● **Directions for this task**: Omit all images, then return the remaining material exactly as it stands.

::::

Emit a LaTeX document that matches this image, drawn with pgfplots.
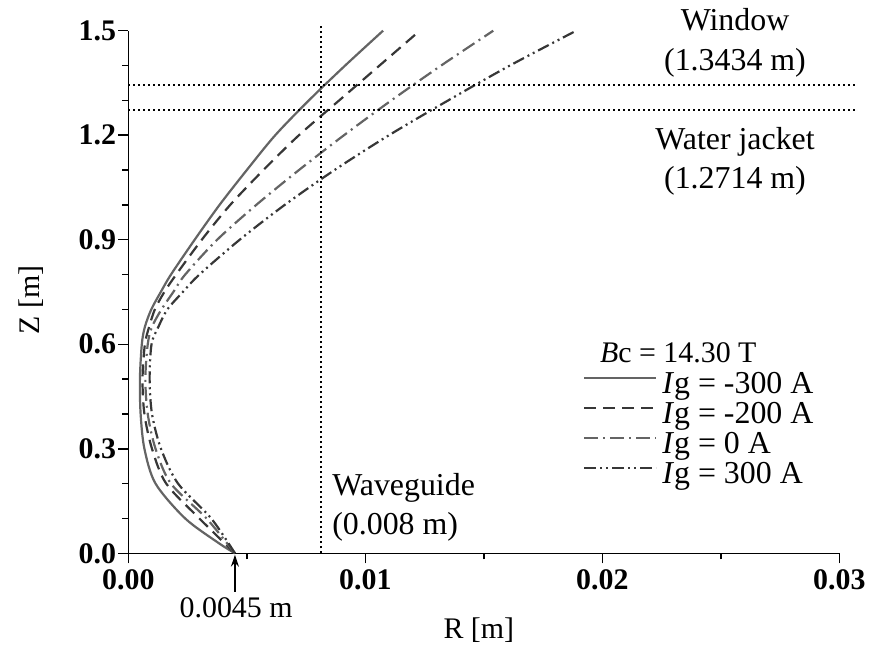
\documentclass[border=0pt]{standalone}
\usepackage{fontspec}
\setmainfont{Liberation Serif}
\usepackage{pgfplots}
\pgfplotsset{compat=1.18}
\usetikzlibrary{arrows.meta}
\definecolor{cgrayA}{RGB}{100,100,100}
\definecolor{cgrayB}{RGB}{55,55,55}
\newcommand{\bigfont}{\fontsize{32}{40}\selectfont}
\newcommand{\midfont}{\fontsize{30}{38}\selectfont}
\begin{document}
\begin{tikzpicture}
\begin{axis}[
  scale only axis, width=711bp, height=522.6bp,
  xmin=0, xmax=0.03, ymin=0, ymax=1.5,
  axis x line*=bottom, axis y line*=left,
  axis line style={line width=1.5bp,-},
  xtick={0,0.01,0.02,0.03}, ytick={0,0.3,0.6,0.9,1.2,1.5},
  minor x tick num=1, minor y tick num=2,
  tick align=outside, major tick length=10bp, minor tick length=6bp,
  tick style={line width=1.5bp, black},
  scaled x ticks=false,
  xticklabel style={/pgf/number format/fixed, /pgf/number format/fixed zerofill, /pgf/number format/precision=2, yshift=-4bp},
  yticklabel style={/pgf/number format/fixed, /pgf/number format/fixed zerofill, /pgf/number format/precision=1},
  ticklabel style={font=\midfont\bfseries, inner sep=2bp},
  /pgf/number format/assume math mode=true,
  xlabel={R [m]}, ylabel={Z [m]},
  label style={font=\midfont},
  xlabel style={at={(axis description cs:0.5,0)}, anchor=center, yshift=-77bp, xshift=-5bp},
  ylabel style={at={(axis description cs:0,0.5)}, anchor=center, yshift=97bp, xshift=-8bp},
  clip=false,
  legend style={draw=none, fill=none, at={(axis cs:0.01918,0.5175)}, anchor=north west, inner sep=0pt, row sep=3bp, column sep=5bp, nodes={inner sep=0pt, text height=20bp, text depth=7bp, font=\bigfont}},
  legend cell align=left,
  legend image code/.code={\draw[#1] (0bp,9bp) -- (72bp,9bp);},
]
\addplot[smooth, cgrayA, line width=2.2bp] coordinates {
(0.0045,0) (0.0038,0.03) (0.0024,0.1) (0.00115,0.2) (0.00068,0.3) (0.00052,0.4) (0.00049,0.5) (0.00057,0.6) (0.0007,0.65) (0.00097,0.7) (0.00137,0.75) (0.0018,0.8) (0.0028,0.9) (0.00385,1.0) (0.0050,1.1) (0.0062,1.2) (0.00762,1.3) (0.00915,1.4) (0.01075,1.5)};
\addlegendentry{\textit{I}g = -300 A}
\addplot[smooth, cgrayB, line width=2.2bp, dash pattern=on 12bp off 7bp] coordinates {
(0.0045,0) (0.0030,0.1) (0.0016,0.2) (0.0010,0.3) (0.00068,0.4) (0.0006,0.5) (0.0007,0.6) (0.00088,0.65) (0.00112,0.7) (0.00152,0.75) (0.00202,0.8) (0.0031,0.9) (0.0043,1.0) (0.0057,1.1) (0.0072,1.2) (0.0089,1.3) (0.0106,1.4) (0.0123,1.5)};
\addlegendentry{\textit{I}g = -200 A}
\addplot[smooth, cgrayA, line width=2.2bp, dash pattern=on 14bp off 5bp on 2bp off 5bp] coordinates {
(0.0045,0) (0.0033,0.1) (0.0018,0.2) (0.00115,0.3) (0.00082,0.4) (0.00072,0.5) (0.00082,0.6) (0.001,0.65) (0.0014,0.7) (0.0019,0.75) (0.0024,0.8) (0.00375,0.9) (0.0054,1.0) (0.0072,1.1) (0.0091,1.2) (0.0111,1.3) (0.0132,1.4) (0.0154,1.5)};
\addlegendentry{\textit{I}g = 0 A}
\addplot[smooth, cgrayB, line width=2.2bp, dash pattern=on 12bp off 4bp on 2bp off 4bp on 2bp off 4bp] coordinates {
(0.0045,0) (0.0035,0.1) (0.0021,0.2) (0.00138,0.3) (0.001,0.4) (0.0009,0.5) (0.00098,0.6) (0.00127,0.65) (0.00165,0.7) (0.0023,0.75) (0.003,0.8) (0.0047,0.9) (0.0066,1.0) (0.0087,1.1) (0.011,1.2) (0.0135,1.3) (0.0161,1.4) (0.0189,1.5)};
\addlegendentry{\textit{I}g = 300 A}
% reference lines
\addplot[black, line width=2bp, dash pattern=on 2bp off 3bp, forget plot] coordinates {(0.00813,0) (0.00813,1.52)};
\addplot[black, line width=2bp, dash pattern=on 2bp off 3bp, forget plot] coordinates {(0,1.3434) (0.03075,1.3434)};
\addplot[black, line width=2bp, dash pattern=on 2bp off 3bp, forget plot] coordinates {(0,1.2714) (0.03075,1.2714)};
% annotations
\node[font=\bigfont, align=center, inner sep=0pt] at (axis cs:0.0256,1.466) {Window\\(1.3434 m)};
\node[font=\bigfont, align=center, inner sep=0pt] at (axis cs:0.0256,1.125) {Water jacket\\(1.2714 m)};
\node[font=\bigfont, align=left, anchor=west, inner sep=0pt] at (axis cs:0.0086,0.132) {Waveguide\\(0.008 m)};
\node[font=\midfont, anchor=west, inner sep=0pt] at (axis cs:0.0199,0.575) {\textit{B}c = 14.30 T};
\node[font=\midfont, inner sep=0pt] at (axis cs:0.00455,-0.157) {0.0045 m};
\draw[line width=1.5bp, -{Stealth[length=12bp,width=8bp]}] (axis cs:0.0045,-0.11) -- (axis cs:0.0045,-0.004);
\end{axis}
\pgfresetboundingbox
\useasboundingbox (-128.3bp,-100.7bp) rectangle (744.7bp,553.3bp);
\end{tikzpicture}
\end{document}
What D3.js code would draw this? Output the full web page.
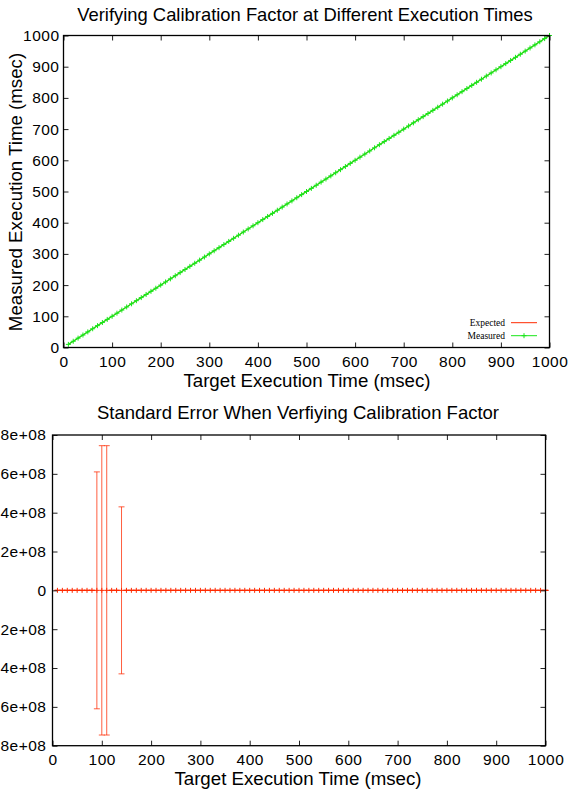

::::

● **Task result**:
Emit a LaTeX document that matches this image, drawn with pgfplots.
\documentclass[border=0pt]{standalone}
\usepackage{fontspec}
\setmainfont{Liberation Serif}
\usepackage{pgfplots}
\pgfplotsset{compat=1.18}
\usetikzlibrary{arrows.meta}
\definecolor{cgrayA}{RGB}{100,100,100}
\definecolor{cgrayB}{RGB}{55,55,55}
\newcommand{\bigfont}{\fontsize{32}{40}\selectfont}
\newcommand{\midfont}{\fontsize{30}{38}\selectfont}
\begin{document}
\begin{tikzpicture}
\begin{axis}[
  scale only axis, width=711bp, height=522.6bp,
  xmin=0, xmax=0.03, ymin=0, ymax=1.5,
  axis x line*=bottom, axis y line*=left,
  axis line style={line width=1.5bp,-},
  xtick={0,0.01,0.02,0.03}, ytick={0,0.3,0.6,0.9,1.2,1.5},
  minor x tick num=1, minor y tick num=2,
  tick align=outside, major tick length=10bp, minor tick length=6bp,
  tick style={line width=1.5bp, black},
  scaled x ticks=false,
  xticklabel style={/pgf/number format/fixed, /pgf/number format/fixed zerofill, /pgf/number format/precision=2, yshift=-4bp},
  yticklabel style={/pgf/number format/fixed, /pgf/number format/fixed zerofill, /pgf/number format/precision=1},
  ticklabel style={font=\midfont\bfseries, inner sep=2bp},
  /pgf/number format/assume math mode=true,
  xlabel={R [m]}, ylabel={Z [m]},
  label style={font=\midfont},
  xlabel style={at={(axis description cs:0.5,0)}, anchor=center, yshift=-77bp, xshift=-5bp},
  ylabel style={at={(axis description cs:0,0.5)}, anchor=center, yshift=97bp, xshift=-8bp},
  clip=false,
  legend style={draw=none, fill=none, at={(axis cs:0.01918,0.5175)}, anchor=north west, inner sep=0pt, row sep=3bp, column sep=5bp, nodes={inner sep=0pt, text height=20bp, text depth=7bp, font=\bigfont}},
  legend cell align=left,
  legend image code/.code={\draw[#1] (0bp,9bp) -- (72bp,9bp);},
]
\addplot[smooth, cgrayA, line width=2.2bp] coordinates {
(0.0045,0) (0.0038,0.03) (0.0024,0.1) (0.00115,0.2) (0.00068,0.3) (0.00052,0.4) (0.00049,0.5) (0.00057,0.6) (0.0007,0.65) (0.00097,0.7) (0.00137,0.75) (0.0018,0.8) (0.0028,0.9) (0.00385,1.0) (0.0050,1.1) (0.0062,1.2) (0.00762,1.3) (0.00915,1.4) (0.01075,1.5)};
\addlegendentry{\textit{I}g = -300 A}
\addplot[smooth, cgrayB, line width=2.2bp, dash pattern=on 12bp off 7bp] coordinates {
(0.0045,0) (0.0030,0.1) (0.0016,0.2) (0.0010,0.3) (0.00068,0.4) (0.0006,0.5) (0.0007,0.6) (0.00088,0.65) (0.00112,0.7) (0.00152,0.75) (0.00202,0.8) (0.0031,0.9) (0.0043,1.0) (0.0057,1.1) (0.0072,1.2) (0.0089,1.3) (0.0106,1.4) (0.0123,1.5)};
\addlegendentry{\textit{I}g = -200 A}
\addplot[smooth, cgrayA, line width=2.2bp, dash pattern=on 14bp off 5bp on 2bp off 5bp] coordinates {
(0.0045,0) (0.0033,0.1) (0.0018,0.2) (0.00115,0.3) (0.00082,0.4) (0.00072,0.5) (0.00082,0.6) (0.001,0.65) (0.0014,0.7) (0.0019,0.75) (0.0024,0.8) (0.00375,0.9) (0.0054,1.0) (0.0072,1.1) (0.0091,1.2) (0.0111,1.3) (0.0132,1.4) (0.0154,1.5)};
\addlegendentry{\textit{I}g = 0 A}
\addplot[smooth, cgrayB, line width=2.2bp, dash pattern=on 12bp off 4bp on 2bp off 4bp on 2bp off 4bp] coordinates {
(0.0045,0) (0.0035,0.1) (0.0021,0.2) (0.00138,0.3) (0.001,0.4) (0.0009,0.5) (0.00098,0.6) (0.00127,0.65) (0.00165,0.7) (0.0023,0.75) (0.003,0.8) (0.0047,0.9) (0.0066,1.0) (0.0087,1.1) (0.011,1.2) (0.0135,1.3) (0.0161,1.4) (0.0189,1.5)};
\addlegendentry{\textit{I}g = 300 A}
% reference lines
\addplot[black, line width=2bp, dash pattern=on 2bp off 3bp, forget plot] coordinates {(0.00813,0) (0.00813,1.52)};
\addplot[black, line width=2bp, dash pattern=on 2bp off 3bp, forget plot] coordinates {(0,1.3434) (0.03075,1.3434)};
\addplot[black, line width=2bp, dash pattern=on 2bp off 3bp, forget plot] coordinates {(0,1.2714) (0.03075,1.2714)};
% annotations
\node[font=\bigfont, align=center, inner sep=0pt] at (axis cs:0.0256,1.466) {Window\\(1.3434 m)};
\node[font=\bigfont, align=center, inner sep=0pt] at (axis cs:0.0256,1.125) {Water jacket\\(1.2714 m)};
\node[font=\bigfont, align=left, anchor=west, inner sep=0pt] at (axis cs:0.0086,0.132) {Waveguide\\(0.008 m)};
\node[font=\midfont, anchor=west, inner sep=0pt] at (axis cs:0.0199,0.575) {\textit{B}c = 14.30 T};
\node[font=\midfont, inner sep=0pt] at (axis cs:0.00455,-0.157) {0.0045 m};
\draw[line width=1.5bp, -{Stealth[length=12bp,width=8bp]}] (axis cs:0.0045,-0.11) -- (axis cs:0.0045,-0.004);
\end{axis}
\pgfresetboundingbox
\useasboundingbox (-128.3bp,-100.7bp) rectangle (744.7bp,553.3bp);
\end{tikzpicture}
\end{document}
What D3.js code would draw this? Output the full web page.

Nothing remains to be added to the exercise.